With a rising prison population, severely depleted workforce participation rates, and the highest percentage in the nation of children with at least one incarcerated parent, we unfortunately had plenty of room for improvement. For years Kentucky had maintained an outdated, “lock-em-up and throw away the key” approach. That was unsustainable from both a societal and financial cost and we were determined to shake up the status quo.
Transforming our justice systems, supporting policies that safely reduce our jail and prison populations, putting ex-offenders back to work, creating safer communities—doing what is right for the people we represent is not a political statement.
We began by making it easier for formerly incarcerated people to get back to work, passing a comprehensive felony expungement bill that allows certain former offenders, who have been crime-free for five years, to wipe their slates clean.
We also passed a bold reentry initiative that provides for more job training and eliminates regulatory barriers to employment for people with criminal records.
Our administration implemented “ban the box” for state government agencies to give ex-offenders a fair shot at employment, and launched the “Justice to Journeyman” initiative, which paves a pathway for inmates and detained youth to earn nationally recognized credentials in a skilled trade. Kentucky’s success as the center for engineering and manufacturing excellence in America is only being enhanced as we pioneer changes in criminal justice policy.
This week, I will share with national forums in Washington, D.C. and Texas how Kentucky’s new policies are fostering economic opportunity and putting Kentuckians back to work.
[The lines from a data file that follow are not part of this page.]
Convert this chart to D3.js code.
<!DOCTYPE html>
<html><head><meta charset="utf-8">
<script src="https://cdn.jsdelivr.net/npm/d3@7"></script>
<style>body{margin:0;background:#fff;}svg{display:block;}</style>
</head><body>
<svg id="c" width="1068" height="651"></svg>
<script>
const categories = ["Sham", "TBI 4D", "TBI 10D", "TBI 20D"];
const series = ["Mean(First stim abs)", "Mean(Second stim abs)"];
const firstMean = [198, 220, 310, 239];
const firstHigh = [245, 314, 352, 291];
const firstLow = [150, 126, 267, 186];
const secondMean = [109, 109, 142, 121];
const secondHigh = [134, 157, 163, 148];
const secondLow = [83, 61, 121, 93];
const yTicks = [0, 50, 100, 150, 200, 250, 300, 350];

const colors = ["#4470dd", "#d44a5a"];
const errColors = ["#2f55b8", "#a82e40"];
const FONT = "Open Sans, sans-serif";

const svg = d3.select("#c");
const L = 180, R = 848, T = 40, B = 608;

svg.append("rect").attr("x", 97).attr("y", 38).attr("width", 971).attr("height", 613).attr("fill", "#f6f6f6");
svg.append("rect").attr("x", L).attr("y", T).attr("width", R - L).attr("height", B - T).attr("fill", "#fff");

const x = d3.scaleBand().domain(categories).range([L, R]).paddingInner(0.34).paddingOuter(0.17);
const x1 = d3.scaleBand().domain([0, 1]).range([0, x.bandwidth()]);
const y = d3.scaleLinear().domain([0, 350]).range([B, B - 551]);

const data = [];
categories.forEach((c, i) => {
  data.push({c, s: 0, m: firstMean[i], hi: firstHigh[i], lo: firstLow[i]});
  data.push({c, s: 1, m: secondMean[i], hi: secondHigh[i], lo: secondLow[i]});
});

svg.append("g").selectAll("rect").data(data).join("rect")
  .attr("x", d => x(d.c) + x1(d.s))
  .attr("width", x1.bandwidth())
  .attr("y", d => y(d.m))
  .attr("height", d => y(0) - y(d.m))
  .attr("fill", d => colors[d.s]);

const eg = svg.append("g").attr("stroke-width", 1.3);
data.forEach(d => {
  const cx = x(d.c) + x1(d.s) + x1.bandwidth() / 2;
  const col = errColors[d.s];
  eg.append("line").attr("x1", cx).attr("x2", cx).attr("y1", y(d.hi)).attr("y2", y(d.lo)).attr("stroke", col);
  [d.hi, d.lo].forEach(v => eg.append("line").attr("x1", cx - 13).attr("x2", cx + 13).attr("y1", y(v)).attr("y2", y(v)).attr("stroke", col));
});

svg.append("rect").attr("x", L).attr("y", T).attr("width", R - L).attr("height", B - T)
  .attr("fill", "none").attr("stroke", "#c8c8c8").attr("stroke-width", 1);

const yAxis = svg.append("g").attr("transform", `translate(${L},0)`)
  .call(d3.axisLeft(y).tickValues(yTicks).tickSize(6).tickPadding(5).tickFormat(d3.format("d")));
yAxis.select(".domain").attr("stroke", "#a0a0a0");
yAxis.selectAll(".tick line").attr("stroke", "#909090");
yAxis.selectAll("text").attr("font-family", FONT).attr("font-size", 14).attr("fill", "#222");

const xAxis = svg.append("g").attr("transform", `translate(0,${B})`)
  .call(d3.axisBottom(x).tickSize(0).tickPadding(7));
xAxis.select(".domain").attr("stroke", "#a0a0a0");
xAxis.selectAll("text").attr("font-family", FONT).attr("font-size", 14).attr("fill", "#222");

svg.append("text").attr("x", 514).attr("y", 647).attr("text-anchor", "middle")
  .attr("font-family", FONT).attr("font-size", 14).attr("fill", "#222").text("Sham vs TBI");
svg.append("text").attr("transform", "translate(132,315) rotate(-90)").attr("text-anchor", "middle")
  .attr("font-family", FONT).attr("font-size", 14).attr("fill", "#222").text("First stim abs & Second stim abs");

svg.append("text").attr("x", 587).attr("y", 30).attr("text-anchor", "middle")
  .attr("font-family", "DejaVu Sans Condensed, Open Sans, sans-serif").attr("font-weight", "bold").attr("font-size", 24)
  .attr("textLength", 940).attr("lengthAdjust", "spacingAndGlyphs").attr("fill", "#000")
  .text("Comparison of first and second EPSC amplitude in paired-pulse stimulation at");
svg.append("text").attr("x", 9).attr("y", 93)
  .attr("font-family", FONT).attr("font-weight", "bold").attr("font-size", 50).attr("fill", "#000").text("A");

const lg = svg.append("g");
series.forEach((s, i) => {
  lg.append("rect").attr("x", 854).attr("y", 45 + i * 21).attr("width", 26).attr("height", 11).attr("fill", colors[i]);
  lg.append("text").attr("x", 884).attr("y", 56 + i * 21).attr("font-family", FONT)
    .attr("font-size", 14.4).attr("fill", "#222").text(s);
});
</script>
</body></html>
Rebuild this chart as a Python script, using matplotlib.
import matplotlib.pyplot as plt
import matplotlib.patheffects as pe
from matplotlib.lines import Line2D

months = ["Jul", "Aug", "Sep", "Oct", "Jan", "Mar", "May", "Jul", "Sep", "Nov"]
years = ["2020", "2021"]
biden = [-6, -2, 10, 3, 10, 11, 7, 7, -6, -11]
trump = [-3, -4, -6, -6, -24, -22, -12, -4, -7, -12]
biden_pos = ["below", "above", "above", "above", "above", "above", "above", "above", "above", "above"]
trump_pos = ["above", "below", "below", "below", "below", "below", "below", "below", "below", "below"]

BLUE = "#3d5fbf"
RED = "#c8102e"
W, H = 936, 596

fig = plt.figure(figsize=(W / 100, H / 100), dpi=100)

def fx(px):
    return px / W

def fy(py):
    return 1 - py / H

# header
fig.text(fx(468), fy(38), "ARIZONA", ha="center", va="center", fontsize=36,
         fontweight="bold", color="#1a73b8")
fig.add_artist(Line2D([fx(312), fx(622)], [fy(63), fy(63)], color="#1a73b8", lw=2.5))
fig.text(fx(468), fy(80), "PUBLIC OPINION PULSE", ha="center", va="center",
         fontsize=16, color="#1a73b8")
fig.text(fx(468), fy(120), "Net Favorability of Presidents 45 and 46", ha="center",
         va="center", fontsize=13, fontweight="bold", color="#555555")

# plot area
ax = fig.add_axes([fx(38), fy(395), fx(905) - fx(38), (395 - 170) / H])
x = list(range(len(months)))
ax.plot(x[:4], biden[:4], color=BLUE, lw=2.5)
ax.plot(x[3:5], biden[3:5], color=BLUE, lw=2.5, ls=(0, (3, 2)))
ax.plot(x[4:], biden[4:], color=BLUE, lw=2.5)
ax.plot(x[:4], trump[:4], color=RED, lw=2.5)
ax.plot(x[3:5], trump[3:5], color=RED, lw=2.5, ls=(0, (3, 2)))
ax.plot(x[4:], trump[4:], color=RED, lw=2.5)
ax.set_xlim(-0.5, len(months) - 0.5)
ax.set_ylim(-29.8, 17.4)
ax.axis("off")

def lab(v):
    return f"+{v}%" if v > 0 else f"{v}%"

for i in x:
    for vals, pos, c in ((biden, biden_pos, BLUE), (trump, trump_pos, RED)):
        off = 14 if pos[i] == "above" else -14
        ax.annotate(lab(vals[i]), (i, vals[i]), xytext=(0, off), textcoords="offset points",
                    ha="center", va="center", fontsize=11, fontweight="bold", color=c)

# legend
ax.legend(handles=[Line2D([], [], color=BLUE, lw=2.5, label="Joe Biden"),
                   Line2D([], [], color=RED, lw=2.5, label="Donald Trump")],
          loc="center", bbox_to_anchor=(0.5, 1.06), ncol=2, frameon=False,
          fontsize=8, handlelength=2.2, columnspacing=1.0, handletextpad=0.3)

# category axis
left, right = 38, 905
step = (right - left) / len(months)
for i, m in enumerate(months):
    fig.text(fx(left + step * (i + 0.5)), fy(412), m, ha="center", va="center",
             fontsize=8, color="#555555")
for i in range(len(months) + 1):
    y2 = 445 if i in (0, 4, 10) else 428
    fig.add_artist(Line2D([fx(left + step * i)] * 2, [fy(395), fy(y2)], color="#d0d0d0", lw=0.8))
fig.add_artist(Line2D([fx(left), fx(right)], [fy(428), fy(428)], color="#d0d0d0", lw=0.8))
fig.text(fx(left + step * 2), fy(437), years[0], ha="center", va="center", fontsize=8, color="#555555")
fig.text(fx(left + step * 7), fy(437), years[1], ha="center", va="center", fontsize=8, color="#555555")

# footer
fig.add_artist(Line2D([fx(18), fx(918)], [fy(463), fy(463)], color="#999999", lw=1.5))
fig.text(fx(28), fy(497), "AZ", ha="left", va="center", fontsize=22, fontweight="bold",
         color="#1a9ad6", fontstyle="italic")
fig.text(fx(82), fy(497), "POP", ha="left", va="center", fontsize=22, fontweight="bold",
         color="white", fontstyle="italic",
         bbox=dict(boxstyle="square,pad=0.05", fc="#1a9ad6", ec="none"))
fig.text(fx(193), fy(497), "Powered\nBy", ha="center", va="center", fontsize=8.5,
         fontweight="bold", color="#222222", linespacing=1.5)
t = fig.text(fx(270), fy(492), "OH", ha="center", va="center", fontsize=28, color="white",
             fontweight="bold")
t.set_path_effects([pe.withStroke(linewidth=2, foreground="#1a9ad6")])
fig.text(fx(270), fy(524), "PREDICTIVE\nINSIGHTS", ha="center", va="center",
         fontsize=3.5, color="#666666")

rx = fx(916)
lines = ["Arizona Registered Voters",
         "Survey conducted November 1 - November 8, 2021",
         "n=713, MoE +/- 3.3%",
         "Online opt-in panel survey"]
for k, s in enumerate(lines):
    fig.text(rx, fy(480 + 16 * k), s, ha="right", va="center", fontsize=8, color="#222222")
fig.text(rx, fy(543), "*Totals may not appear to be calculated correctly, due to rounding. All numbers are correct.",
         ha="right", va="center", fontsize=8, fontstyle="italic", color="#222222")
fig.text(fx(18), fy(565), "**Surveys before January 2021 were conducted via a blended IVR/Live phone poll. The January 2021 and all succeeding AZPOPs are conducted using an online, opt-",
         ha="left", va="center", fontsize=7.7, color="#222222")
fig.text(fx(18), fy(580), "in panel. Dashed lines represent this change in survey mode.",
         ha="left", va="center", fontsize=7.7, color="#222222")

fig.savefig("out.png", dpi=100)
At the latter forum, I will be joined by Iowa’s new governor, Kim Reynolds. She, too, is determined to improve pathways to opportunity for those who have made mistakes, particularly those with addiction and mental health issues.
I will encourage her, and all governors, to tackle criminal justice reform policy with a sense of urgency and purpose. Some political advisors still speak passionately about being “tough on crime”, and caution that supporting criminal justice reform policy could be politically dangerous at election time.
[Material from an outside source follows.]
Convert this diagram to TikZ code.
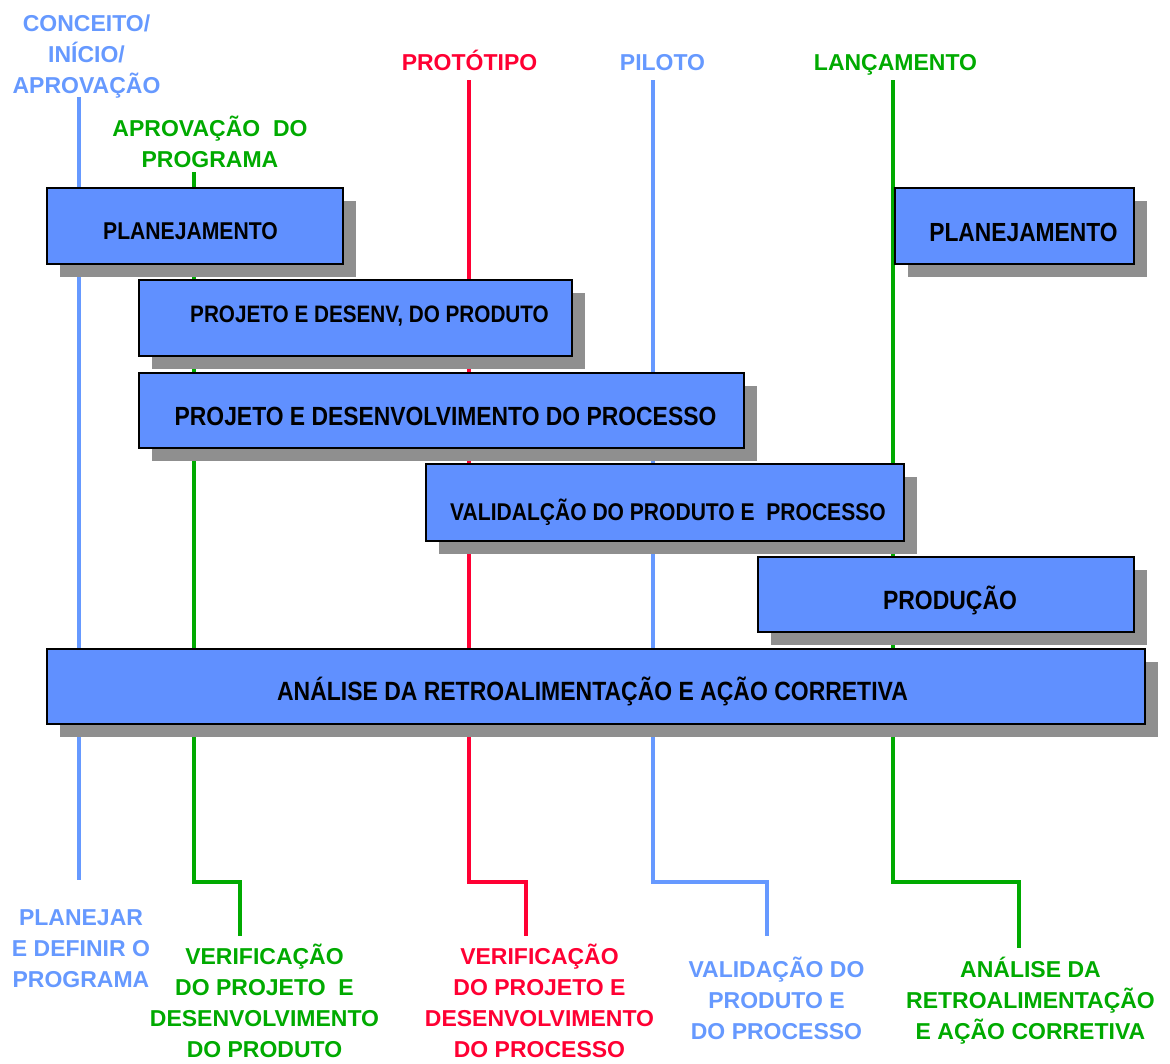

This is a ridiculous notion. After all, more than 90 percent of those now incarcerated will eventually re-enter society.
We either pave a path towards second opportunities or we settle for recidivism. Which is better for our communities?
If we want voters to continue electing conservatives, we must offer serious solutions. We can no longer afford to cling to the outdated idea that prison alone is the only way to hold people accountable for their crimes. Instead, we need to take a smarter, more measured approach to criminal justice. More than simply removing lawbreakers from society, we must also rehabilitate and re-assimilate them back into society.
In the midst of national division in many fronts, a community of conservative governors are uniting to build trust and offer real solutions to some of our country’s greatest problems. Transforming our justice systems, supporting policies that safely reduce our jail and prison populations, putting ex-offenders back to work, creating safer communities—doing what is right for the people we represent is not a political statement.
America has always been a land of opportunity and second chances. When we hold individuals fully accountable for their actions while treating them with respect in the process, all of society benefits.